Regina Louise: Regina narrated the very difficult story of her having grown up in a foster home and being taken away from ‘white-momma’ - the only thing like a mother that she had known. She, in the mindset of her 11-year-old self, can only see that the social worker, a black woman, was taking her away from the only place where she was accepted without condition. She then relates how this break ultimately drove her to “act out” and misbehave. It also formed a healthy, I believe, basis for self-hatred that she, as a black woman, must have integrated into her self image. Not a pretty situation.

So obviously my piddly little summations cover in no way, shape, or form, the achievement that each of these writes has made for themselves. I’m hoping that all I could do is encourage you to get out and help your local writers continue to provide you differing mirrors for seeing your own life.

After the show, I headed on up to 16th street to hit the big-ass taqueria on 16th between mission and Valencia on the South side of the street. I don’t remember it’s name but it is big and has a lot of fluorescent lighting.

I was eating my burrito near the Bart station entrance and there was this girl and apparently the guy on the other end of the line was breaking up with her.
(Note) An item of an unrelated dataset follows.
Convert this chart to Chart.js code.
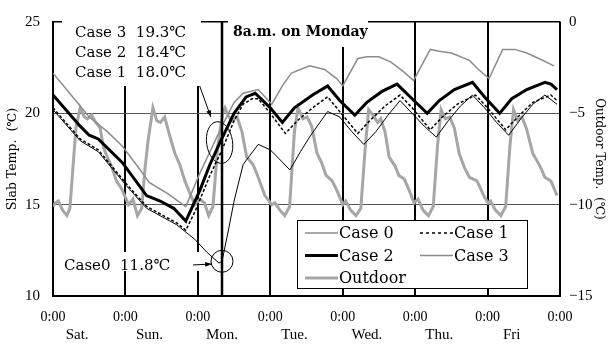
<!DOCTYPE html>
<html>
<head>
<meta charset="utf-8">
<script src="https://cdn.jsdelivr.net/npm/chart.js@4.4.1/dist/chart.umd.min.js"></script>
<style>
body { margin: 0; background: #fff; }
</style>
</head>
<body>
<canvas id="grafica" width="609" height="345"></canvas>
<script>
// hours since Sat 0:00 -> temperature
const case0 = [[0,20.2],[9,18.5],[15,17.9],[24,16.1],[31,14.8],[41,13.9],[44,13.5],[47,13.1],[51,12.4],[55,11.8],[56,11.9],[58,13.5],[60,15.2],[63,17.2],[68,18.3],[72,18.0],[75,17.5],[78.5,16.9],[82,17.9],[85,18.7],[91,20.1],[95,19.8],[99,19.0],[103,18.3],[107,19.0],[111,19.9],[115,20.7],[119,20.0],[123,19.3],[127,18.7],[131,19.6],[135,20.4],[139,21.0],[143,20.3],[147,19.5],[151,18.8],[155,19.7],[159,20.5],[163,21.0],[167,20.5]];
const case1 = [[0,20.3],[9,18.6],[15,18.0],[24,16.2],[31,14.9],[41,14.0],[44,13.6],[47,14.6],[52,16.6],[56,18.0],[60,19.6],[63,20.5],[66,20.8],[68,20.8],[72,20.0],[77,18.9],[81,19.6],[86,20.3],[91,20.9],[95,20.1],[101,18.9],[105,19.6],[110,20.4],[115,21.0],[119,20.3],[125,19.1],[129,19.8],[134,20.5],[140,21.0],[144,20.3],[150,19.1],[154,19.8],[159,20.6],[165,21.0],[167,20.7]];
const case2 = [[0,21.0],[9,19.3],[12,18.8],[15,18.6],[23,17.3],[31,15.5],[35.5,15.2],[40,14.8],[44,14.1],[48.7,15.8],[52,17.2],[55.3,18.4],[60,20.0],[64,20.9],[67,21.1],[72,20.3],[76,19.5],[80,20.3],[86,21.0],[91,21.5],[95,20.7],[100,19.9],[104,20.6],[109,21.2],[114,21.6],[119,20.8],[124,20.0],[128,20.7],[133,21.3],[139,21.7],[143,20.9],[148,20.0],[152,20.8],[157,21.3],[163,21.7],[165,21.6],[167,21.3]];
const case3 = [[0,22.2],[6,21.0],[12,19.8],[18,19.0],[23,18.2],[28,17.1],[32,16.2],[38,15.6],[44,14.9],[48.6,16.7],[52,17.9],[56,19.3],[60,20.6],[63,21.1],[68,21.3],[72.5,20.5],[76,21.5],[79,22.2],[85,22.6],[90,22.4],[94,21.9],[96,21.5],[101,23.0],[104,23.1],[108,23.1],[112,22.8],[116,22.3],[119.5,21.8],[125,23.5],[128,23.4],[132,23.3],[138,22.9],[141,22.4],[144.5,21.9],[149,23.5],[153,23.5],[157,23.3],[161,23.0],[166,22.6]];
const outdoor = [[0,-10.1],[0.8,-9.9],[1.8,-9.8],[3.2,-10.3],[4.6,-10.6],[5.6,-10.2],[6.6,-8.0],[7.6,-5.8],[9.0,-4.7],[10.4,-5.2],[11.4,-5.3],[12.8,-5.1],[14.2,-5.5],[15.6,-5.8],[16.8,-6.9],[18.0,-7.4],[19.4,-7.9],[21.0,-8.7],[22.6,-9.1],
  [24.0,-9.6],[25.0,-10.0],[26.5,-9.7],[28.0,-10.6],[29.4,-10.2],[30.5,-8.0],[31.5,-6.5],[33.1,-4.7],[34.4,-5.4],[35.6,-5.5],[37.0,-5.2],[38.8,-6.3],[40.4,-7.2],[42.0,-7.8],[43.7,-8.7],[45.4,-9.4],[47.0,-10.0],
  [48.7,-9.7],[50.2,-9.9],[51.6,-10.6],[53.0,-10.1],[54.6,-6.8],[56.2,-5.0],[57.0,-4.7],[58.3,-5.2],[59.3,-5.4],[61.0,-5.2],[62.6,-6.0],[64.2,-7.4],[66.3,-7.8],[68.0,-8.5],[70.2,-9.5],[72.5,-10.0],
  [73.5,-9.9],[75.2,-10.3],[76.8,-10.6],[78.4,-10.1],[80.0,-6.0],[81.2,-4.7],[82.8,-5.3],[84.2,-5.2],[85.7,-5.7],[87.5,-7.2],[89.0,-7.7],[90.5,-8.4],[92.5,-8.7],[94.3,-9.3],[96.0,-10.0],
  [97.0,-9.8],[98.6,-10.3],[100.4,-10.6],[102.0,-10.2],[103.4,-7.0],[104.6,-4.8],[106.0,-5.1],[107.6,-5.5],[108.6,-5.3],[110.0,-6.0],[111.4,-7.4],[113.4,-7.9],[114.6,-8.4],[116.4,-8.6],[118.0,-9.2],[119.6,-9.9],
  [121.0,-9.7],[122.6,-10.3],[124.4,-10.6],[126.0,-10.1],[127.4,-6.8],[128.6,-4.8],[130.0,-5.3],[131.4,-5.2],[133.0,-5.8],[134.6,-7.2],[136.4,-8.0],[138.0,-8.5],[140.5,-8.7],[143.0,-9.6],[144.2,-9.9],
  [145.0,-9.8],[146.6,-10.3],[148.4,-10.6],[150.0,-10.1],[151.4,-6.8],[152.6,-4.8],[154.0,-5.4],[155.4,-5.2],[157.0,-5.9],[159.0,-7.2],[161.4,-7.9],[163.0,-8.5],[165.0,-8.7],[167.0,-9.5]];
const mondayLine = [[56,10],[56,25]];

const hourTicks = [0, 24, 48, 72, 96, 120, 144, 168];
const dayTicks = [8, 32, 56, 80, 104, 128, 152];
const dayNames = ['Sat.', 'Sun.', 'Mon.', 'Tue.', 'Wed.', 'Thu.', 'Fri'];
const slabTicks = [10, 15, 20, 25];
const outdoorTicks = [-15, -10, -5, 0];
const notesMonday = ['Case 3  19.3\u2103', 'Case 2  18.4\u2103', 'Case 1  18.0\u2103'];
const noteCase0 = 'Case0  11.8\u2103';
const noteTitle = '8a.m. on Monday';

const FONT = "'Liberation Serif', 'DejaVu Serif', serif";
const FONT2 = "'DejaVu Serif', 'Liberation Serif', serif";
Chart.defaults.font.family = FONT;
Chart.defaults.color = '#000';

const pts = arr => arr.map(p => ({x: p[0], y: p[1]}));

// legend entries: [label, color, width, dash]
const legendItems = [
    ['Case 0', '#555', 1.2, []],
    ['Case 1', '#000', 1.5, [3, 3]],
    ['Case 2', '#000', 3, []],
    ['Case 3', '#8c8c8c', 1.5, []],
    ['Outdoor', '#a6a6a6', 3, []]
];

const notas = {
    id: 'notas',
    beforeDatasetsDraw(chart) {
        const ctx = chart.ctx;
        ctx.save();
        ctx.fillStyle = '#fff';
        ctx.fillRect(62, 19, 139, 67);   // Case 3/2/1 block
        ctx.fillRect(228, 15, 140, 32);  // 8a.m. on Monday
        ctx.fillRect(60, 252, 141, 19);  // Case0
        ctx.restore();
    },
    afterDatasetsDraw(chart) {
        const {ctx, scales: {x, y}} = chart;
        ctx.save();
        ctx.fillStyle = '#000';
        ctx.textBaseline = 'middle';
        ctx.font = '15px ' + FONT2;
        notesMonday.forEach((t, i) => ctx.fillText(t, 75, 33 + i * 20));
        ctx.fillText(noteCase0, 64, 266);
        ctx.font = 'bold 14px ' + FONT2;
        ctx.fillText(noteTitle, 233, 32);

        // ellipse around the 8am values
        ctx.strokeStyle = '#000';
        ctx.lineWidth = 1;
        ctx.beginPath();
        ctx.ellipse(x.getPixelForValue(55.2), y.getPixelForValue(18.4), 13, 21, -0.15, 0, Math.PI * 2);
        ctx.stroke();
        // circle around Case0 minimum
        ctx.beginPath();
        ctx.arc(x.getPixelForValue(56), y.getPixelForValue(11.9), 11, 0, Math.PI * 2);
        ctx.stroke();

        const arrow = (x0, y0, x1, y1) => {
            ctx.beginPath();
            ctx.moveTo(x0, y0);
            ctx.lineTo(x1, y1);
            ctx.stroke();
            const a = Math.atan2(y1 - y0, x1 - x0);
            ctx.beginPath();
            ctx.moveTo(x1, y1);
            ctx.lineTo(x1 - 7 * Math.cos(a - 0.35), y1 - 7 * Math.sin(a - 0.35));
            ctx.lineTo(x1 - 7 * Math.cos(a + 0.35), y1 - 7 * Math.sin(a + 0.35));
            ctx.closePath();
            ctx.fill();
        };
        arrow(x.getPixelForValue(48.6), y.getPixelForValue(21.5), x.getPixelForValue(52.3), y.getPixelForValue(19.8));
        arrow(x.getPixelForValue(46.4), y.getPixelForValue(11.7), x.getPixelForValue(52.6), y.getPixelForValue(11.75));

        // legend box
        ctx.fillStyle = '#fff';
        ctx.fillRect(297, 220, 230, 68);
        ctx.strokeStyle = '#000';
        ctx.lineWidth = 1;
        ctx.strokeRect(297.5, 220.5, 230, 68);
        ctx.font = '16px ' + FONT2;
        legendItems.forEach((it, i) => {
            const col = i === 4 ? 0 : i % 2;
            const row = Math.floor(i / 2);
            const lx = col === 0 ? 305 : 420;
            const ly = 233 + row * 22.5;
            ctx.strokeStyle = it[1];
            ctx.lineWidth = it[2];
            ctx.setLineDash(it[3]);
            ctx.beginPath();
            ctx.moveTo(lx, ly);
            ctx.lineTo(lx + 33, ly);
            ctx.stroke();
            ctx.setLineDash([]);
            ctx.fillStyle = '#000';
            ctx.fillText(it[0], lx + 34, ly + 1);
        });
        ctx.restore();
    }
};

const ctx = document.getElementById('grafica').getContext('2d');
new Chart(ctx, {
    type: 'line',
    data: {
        datasets: [
            { label: 'Case 0', data: pts(case0), borderColor: '#000', borderWidth: 1, order: 2 },
            { label: 'Case 1', data: pts(case1), borderColor: '#000', borderWidth: 1.5, borderDash: [3, 2], order: 3 },
            { label: 'Case 2', data: pts(case2), borderColor: '#000', borderWidth: 3, order: 1 },
            { label: 'Case 3', data: pts(case3), borderColor: '#8c8c8c', borderWidth: 1.5, order: 4 },
            { label: 'Outdoor', data: pts(outdoor), borderColor: '#a6a6a6', borderWidth: 3, yAxisID: 'y2', order: 5 },
            { label: '8am', data: pts(mondayLine), borderColor: '#000', borderWidth: 2.5, order: 0 }
        ]
    },
    options: {
        responsive: false,
        animation: false,
        devicePixelRatio: 1,
        elements: { point: { radius: 0 }, line: { tension: 0, fill: false } },
        layout: { padding: { top: 14, left: 0, right: 0, bottom: 0 } },
        plugins: { legend: { display: false }, tooltip: { enabled: false } },
        scales: {
            x: {
                type: 'linear', position: 'bottom', min: 0, max: 168, weight: 0,
                afterBuildTicks: axis => { axis.ticks = hourTicks.map(v => ({value: v})); },
                afterFit: s => { s.height = 26; },
                grid: { color: '#000', lineWidth: 2, drawTicks: false },
                border: { color: '#000', width: 2 },
                ticks: { padding: 13, maxRotation: 0, autoSkip: false, font: { size: 14 }, callback: () => '0:00' }
            },
            xDays: {
                type: 'linear', position: 'bottom', min: 0, max: 168, weight: 1,
                afterBuildTicks: axis => { axis.ticks = dayTicks.map(v => ({value: v})); },
                afterFit: s => { s.height = 23; },
                grid: { display: false, drawTicks: false },
                border: { display: false },
                ticks: { padding: 4, maxRotation: 0, autoSkip: false, font: { size: 15 }, callback: v => dayNames[dayTicks.indexOf(v)] }
            },
            y: {
                position: 'left', min: 10, max: 25,
                afterBuildTicks: axis => { axis.ticks = slabTicks.map(v => ({value: v})); },
                afterFit: s => { s.width = 53; },
                grid: {
                    drawTicks: false,
                    color: c => (c.tick && (c.tick.value === 15 || c.tick.value === 20)) ? '#555' : '#000',
                    lineWidth: c => (c.tick && c.tick.value === 25) ? 1.5 : 1
                },
                border: { color: '#000', width: 2 },
                ticks: { padding: 13, font: { size: 15 } },
                title: { display: true, text: 'Slab Temp.  (\u2103)', font: { size: 12.5, family: FONT2 }, padding: { top: 5, bottom: 3 } }
            },
            y2: {
                position: 'right', min: -15, max: 0,
                afterBuildTicks: axis => { axis.ticks = outdoorTicks.map(v => ({value: v})); },
                afterFit: s => { s.width = 49; },
                grid: { display: false, drawTicks: false },
                border: { color: '#000', width: 1.5 },
                ticks: { padding: 9, font: { size: 15 }, callback: v => String(v).replace('-', '\u2212') },
                title: { display: true, text: 'Outdoor Temp.  (\u2103)', font: { size: 12, family: FONT2 }, padding: { top: 3, bottom: 3 } }
            }
        }
    },
    plugins: [notas]
});
</script>
</body>
</html>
She kept saying “Nah, it’s cool.” over and over, as if that were going to fend off what inevitably followed: those slow fat silent tears running down her Hispanic face.

She was dressed in an anonymous form-obscuring gray track suit. The gray loose sweatpants-ish pants swayed in the Twin-Peaks gathered, Mission street accelerated wind and she kept trying to stem the flow of her tears so that her mascara wouldn’t get messed up. She kept putting her long fingernails underneath her eyeball, using the curvature as a glove, as if to catch each one.

She had a long ponytail in a braid that narrowed at the end into a very small collection of hairs. I don’t know if this hairstyle of hers had any meaning. I think it might. In any case, I’ll never understand it.

Schopenhauer and MacIntyre are right, literature provides us our metaphors for understanding the stories we live and for providing us the lines we need when we face those situations literature teaches us. I kept seeing her reach for things like “Well you have my number and know what you mean” and “Well if this is the way you want it to be..” and it’s dialect counterpart (“So you want it to go out like this?”).

I left the scene and turned back to see her sitting on the steps continuing the ritual.